The specific question at hand was how expand a spark of a character into the fire of a story.
I have started every one of my novels with a firm notion of who the main characters are. I muddle through their personalities (in my head, not on paper or notecards), playing with quirks and traits that will – if all goes well – make them interesting, but will also make them distinctive from other characters I’ve created in the past. For example, I’m about to start writing the Super Secret Synopsis for a new chicklit paranormal series. I know who the main character is, and I know a lot of things about her personality.

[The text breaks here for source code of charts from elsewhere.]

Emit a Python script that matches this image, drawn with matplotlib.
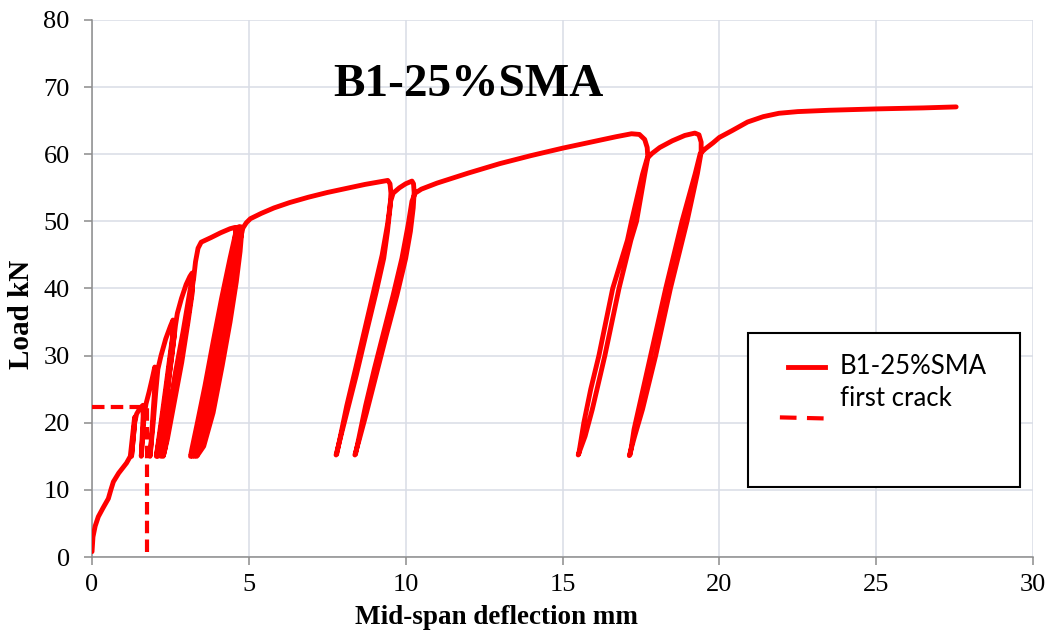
import matplotlib
matplotlib.use("Agg")
import matplotlib.pyplot as plt
from matplotlib.patches import Rectangle

# %% Data
# loading up to 49 kN, with the small unload/reload cycles
early_defl = [
    0.0, 0.03, 0.1, 0.2, 0.35, 0.52, 0.6, 0.68, 0.85, 1.1, 1.22,
    1.28, 1.35, 1.37,
    1.34, 1.29, 1.26,
    1.3, 1.36, 1.42, 1.52, 1.62,
    1.63, 1.6, 1.57,
    1.6, 1.66, 1.72, 1.82, 1.92, 2.0,
    2.02, 1.99, 1.94, 1.89, 1.85,
    1.88, 1.95, 2.03, 2.1, 2.2, 2.35, 2.5, 2.58,
    2.6, 2.56, 2.44, 2.3, 2.16, 2.05,
    2.08, 2.2, 2.36, 2.5, 2.6, 2.63,
    2.62, 2.5, 2.35, 2.2, 2.1,
    2.14, 2.26, 2.42, 2.56, 2.66, 2.72, 2.85, 3.0, 3.12, 3.19,
    3.21, 3.15, 3.0, 2.8, 2.56, 2.34, 2.2,
    2.24, 2.42, 2.66, 2.9, 3.08, 3.2,
    3.2, 3.06, 2.86, 2.62, 2.4, 2.27,
    2.32, 2.5, 2.74, 2.96, 3.14, 3.24, 3.3, 3.38, 3.48, 3.8, 4.1, 4.4, 4.56,
    4.58, 4.53, 4.4, 4.2, 3.95, 3.66, 3.36, 3.14,
    3.18, 3.36, 3.6, 3.86, 4.13, 4.4, 4.57, 4.62,
    4.65, 4.6, 4.48, 4.28, 4.03, 3.74, 3.44, 3.2,
    3.24, 3.42, 3.66, 3.92, 4.19, 4.46, 4.63, 4.68,
    4.71, 4.66, 4.54, 4.34, 4.09, 3.8, 3.5, 3.27,
    3.31, 3.49, 3.73, 3.99, 4.26, 4.53, 4.7, 4.74,
    4.77, 4.72, 4.6, 4.4, 4.15, 3.86, 3.56, 3.34,
    3.38, 3.56, 3.8, 4.06, 4.33, 4.6, 4.76, 4.81, 4.92, 5.05, 5.4, 5.8,
    6.3, 6.9, 7.5, 8.1, 8.7, 9.2, 9.43,
]
early_load = [
    0.8, 3.0, 4.6, 6.0, 7.3, 8.7, 10.0, 11.2, 12.5, 14.0, 15.0,
    17.5, 20.5, 20.9,
    19.0, 16.5, 15.0,
    17.0, 20.0, 21.3, 22.1, 22.6,
    21.0, 18.0, 15.0,
    17.0, 21.0, 22.8, 24.6, 26.6, 28.3,
    27.5, 24.5, 21.0, 17.5, 15.0,
    16.5, 20.0, 24.5, 28.0, 30.0, 32.5, 34.4, 35.3,
    34.5, 32.0, 27.5, 22.5, 18.0, 15.0,
    16.0, 20.0, 25.5, 30.5, 34.0, 35.0,
    33.0, 28.5, 23.0, 18.0, 15.0,
    16.0, 20.0, 25.5, 30.5, 34.5, 36.3, 38.5, 40.6, 41.8, 42.3,
    41.3, 38.5, 34.0, 28.5, 22.5, 17.0, 15.0,
    16.0, 21.0, 27.5, 33.5, 38.5, 41.8,
    39.5, 35.0, 29.0, 23.0, 17.5, 15.0,
    16.0, 21.0, 27.5, 33.5, 38.5, 41.5, 44.0, 46.0, 46.9, 47.6, 48.3, 48.9, 49.1,
    48.5, 45.5, 41.0, 35.0, 28.5, 21.5, 16.5, 15.0,
    16.0, 20.0, 25.5, 32.0, 38.5, 44.5, 48.0, 49.1,
    48.3, 45.5, 41.0, 35.0, 28.5, 21.5, 16.5, 15.0,
    16.0, 20.0, 25.5, 32.0, 38.5, 44.5, 48.0, 49.2,
    48.3, 45.5, 41.0, 35.0, 28.5, 21.5, 16.5, 15.0,
    16.0, 20.0, 25.5, 32.0, 38.5, 44.5, 48.0, 49.2,
    48.3, 45.5, 41.0, 35.0, 28.5, 21.5, 16.5, 15.0,
    16.0, 20.0, 25.5, 32.0, 38.5, 44.5, 48.0, 49.0, 49.8, 50.4, 51.2, 52.0,
    52.8, 53.6, 54.3, 54.9, 55.5, 55.9, 56.1,
]

# the two cycles at 56 kN
mid_defl = [
    9.5, 9.53, 9.5, 9.42, 9.3, 9.06, 8.75, 8.42, 8.12, 7.9, 7.78,
    7.8, 7.92, 8.12, 8.4, 8.7, 9.0, 9.25, 9.42, 9.52, 9.6, 9.8, 10.0, 10.2,
    10.25, 10.27, 10.24, 10.15, 10.0, 9.72, 9.38, 9.05, 8.75, 8.52, 8.38,
    8.4, 8.52, 8.72, 9.0, 9.3, 9.6, 9.88, 10.08, 10.2, 10.3, 10.5, 11.0,
    12.0, 13.0, 14.0, 15.0, 16.0, 16.7, 17.2,
]
mid_load = [
    55.6, 54.2, 52.0, 48.5, 44.5, 39.5, 33.5, 27.0, 21.5, 17.5, 15.2,
    15.3, 18.0, 22.5, 28.0, 34.0, 40.0, 45.0, 49.5, 53.0, 54.2, 55.0, 55.6, 56.0,
    55.6, 54.3, 52.0, 48.5, 44.5, 39.0, 33.0, 27.0, 21.5, 17.5, 15.2,
    15.3, 18.0, 22.5, 28.0, 33.5, 39.0, 44.5, 49.5, 53.0, 54.2, 54.8, 55.7,
    57.2, 58.6, 59.8, 60.9, 61.9, 62.6, 63.05,
]

# the two cycles at 63 kN and the final loading
late_defl = [
    17.45, 17.62, 17.7, 17.72, 17.62, 17.36, 17.18, 16.8, 16.35, 15.95, 15.72, 15.5,
    15.52, 15.68, 15.9, 16.16, 16.6, 17.07, 17.2, 17.55, 17.7, 17.85, 18.1, 18.5,
    18.9, 19.22,
    19.35, 19.42, 19.42, 19.3, 18.97, 18.44, 17.97, 17.55, 17.3, 17.13,
    17.16, 17.28, 17.52, 17.81, 18.29, 18.81, 19.23, 19.39, 19.55, 19.8, 20.0,
    20.4, 20.9, 21.4, 21.9, 22.5, 23.5, 25.0, 26.5, 27.55,
]
late_load = [
    62.95, 62.2, 61.0, 59.5, 57.0, 50.0, 47.2, 40.0, 30.0, 22.0, 18.0, 15.2,
    15.4, 20.0, 25.0, 30.0, 40.0, 47.2, 50.0, 57.0, 59.4, 60.1, 61.0, 62.0,
    62.8, 63.15,
    62.9, 61.8, 60.3, 57.1, 50.0, 40.0, 30.0, 22.0, 18.0, 15.1,
    15.3, 19.0, 24.0, 30.0, 40.0, 50.0, 57.1, 60.1, 60.8, 61.7, 62.5,
    63.5, 64.8, 65.6, 66.1, 66.35, 66.55, 66.75, 66.9, 67.05,
]

crack_defl = 1.75
crack_load = 22.3

defl = early_defl + mid_defl + late_defl
load = early_load + mid_load + late_load

# %% Plot
serif = "Liberation Serif"
red = "#ff0000"

fig = plt.figure(figsize=(10.53, 6.36), dpi=100)
ax = fig.add_axes([0.0874, 0.1242, 0.8936, 0.8444])

ax.plot([0, crack_defl, crack_defl], [crack_load, crack_load, 0],
        color=red, lw=3.0, dashes=(3.0, 1.5), zorder=3)
ax.plot(defl, load, color=red, lw=3.5, solid_joinstyle="round",
        solid_capstyle="round", zorder=4)

ax.set_xlim(0, 30)
ax.set_ylim(0, 80)
ax.set_xticks(range(0, 31, 5))
ax.set_yticks(range(0, 81, 10))
ax.grid(color="#d9dde6", lw=1.1)
ax.set_axisbelow(True)
for s in ["top", "right"]:
    ax.spines[s].set_visible(False)
for s in ["left", "bottom"]:
    ax.spines[s].set_color("#8c8c8c")
    ax.spines[s].set_linewidth(1.1)
ax.tick_params(axis="both", direction="out", length=6, color="#8c8c8c",
               labelsize=19, width=1.1)
ax.tick_params(axis="y", pad=10)
ax.tick_params(axis="x", pad=6)
for lab in ax.get_xticklabels() + ax.get_yticklabels():
    lab.set_family(serif)

ax.set_xlabel("Mid-span deflection mm", family=serif, fontsize=19.5,
              fontweight="bold", va="center")
ax.xaxis.set_label_coords(0.430, -0.112)
ax.set_ylabel("Load kN", family=serif, fontsize=21, fontweight="bold",
              va="center")
ax.yaxis.set_label_coords(-0.075, 0.451)

ax.text(0.3996, 0.879, "B1-25%SMA", transform=ax.transAxes, family=serif,
        fontsize=34, fontweight="bold", ha="center", va="center")

# legend drawn by hand (Excel style box)
ax.add_patch(Rectangle((0.697, 0.130), 0.289, 0.287, transform=ax.transAxes,
                       facecolor="white", edgecolor="black", lw=1.5,
                       zorder=5))
ax.plot([0.74, 0.779], [0.354, 0.354], transform=ax.transAxes, color=red,
        lw=3.5, zorder=6)
ax.plot([0.731, 0.779], [0.260, 0.258], transform=ax.transAxes, color=red,
        lw=3.0, dashes=(4.0, 2.5), zorder=6)
ax.text(0.795, 0.354, "B1-25%SMA", transform=ax.transAxes, family="Lato",
        fontsize=18.5, va="center", ha="left", zorder=6)
ax.text(0.795, 0.296, "first crack", transform=ax.transAxes, family="Lato",
        fontsize=18.5, va="center", ha="left", zorder=6)

fig.savefig("out.png", dpi=100)
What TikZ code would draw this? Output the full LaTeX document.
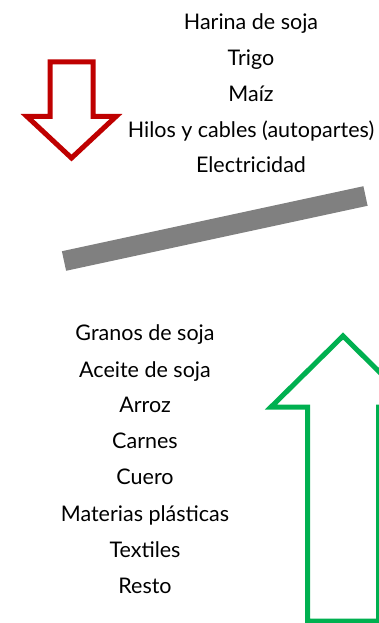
\documentclass[tikz,border=0pt]{standalone}
\usepackage{fontspec}
\setmainfont{Lato}
\begin{document}
\begin{tikzpicture}[x=1pt,y=-1pt,
  lbl/.style={font=\fontsize{21.5}{24}\selectfont, inner sep=0pt, anchor=base},
  redarrow/.style={draw=red!75!black, line width=5pt, fill=white, line join=miter},
  greenarrow/.style={draw={rgb,255:red,0;green,176;blue,80}, line width=5pt, fill=white, line join=miter},
  bar/.style={draw={rgb,255:red,128;green,128;blue,128}, line width=20pt}]
\useasboundingbox (0,0) rectangle (379,623);
\clip (0,0) rectangle (379,623);
% red down arrow
\draw[redarrow] (50,62) -- (93,62) -- (93,116.5) -- (116,116.5) -- (71.5,158) -- (27,116.5) -- (50,116.5) -- cycle;
% green up arrow (clipped)
\draw[greenarrow] (307.5,621) -- (307.5,407) -- (271,407) -- (343,336) -- (415,407) -- (378.5,407) -- (378.5,621) -- cycle;
% gray bar
\coordinate (b1) at (64,261);
\coordinate (b2) at (365.5,196);
\draw[bar] (b1) -- (b2);
% top list
\node[lbl] (t1) at (251,30) {Harina de soja};
\node[lbl] (t2) at (251,66) {Trigo};
\node[lbl] (t3) at (251,102) {Maíz};
\node[lbl] (t4) at (251,137) {Hilos y cables (autopartes)};
\node[lbl] (t5) at (251,172) {Electricidad};
% bottom list
\node[lbl] (l1) at (145,340) {Granos de soja};
\node[lbl] (l2) at (145,377) {Aceite de soja};
\node[lbl] (l3) at (145,412) {Arroz};
\node[lbl] (l4) at (145,448) {Carnes};
\node[lbl] (l5) at (145,484) {Cuero};
\node[lbl] (l6) at (145,521) {Materias plásticas};
\node[lbl] (l7) at (145,557) {Textiles};
\node[lbl] (l8) at (145,593) {Resto};
\end{tikzpicture}
\end{document}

Some of those things have been specifically chosen so that she ISN’T Jane Madison. (For example, my new character is going to have a hearty aversion to Shakespeare.)
Once I’ve spent a day or week or fortnight muddling about the character, then I start to sketch out the plot. The plot is tied directly to the character. If my plot involves the high stakes world of female bodybuilding, then it’s unlikely that my main character is going to be a long-haired, long-nailed, anorexic beauty queen more obsessed with her wardrobe than with her training schedule. Instead, the plot has to flow organically beside the characters. Certainly, the characters will be carried by the plot at times, and they might end up at places they had not anticipated, but they can’t end up in a totally different world, facing completely different challenges, with completely different supporting or competing casts.
To take an absurd example – caste-bound Rani from the Glasswright Series is not going to pop brightly in Jane Madison’s library, ask about the life of Pilgrim Jair, and the hop back into her own story.
There are *times* when I modify a character to match a plot (or a narrative quirk). For example, Jane Madison didn’t originally have two masters degrees (in English and Library Science.) She picked up the English degree when the Shakespeare allusions became too thick for the average librarian to have at her finger-tips. The core of the character remained the same, but the specifics were tweaked.
If there’s a continuum between plot building characters and characters building plot, my writing is probably at about 90% character, 10% plot.
Where do the rest of you fall on that continuum? Have you read books that seem completely dominated by one or the other (or a totally different) method of construction?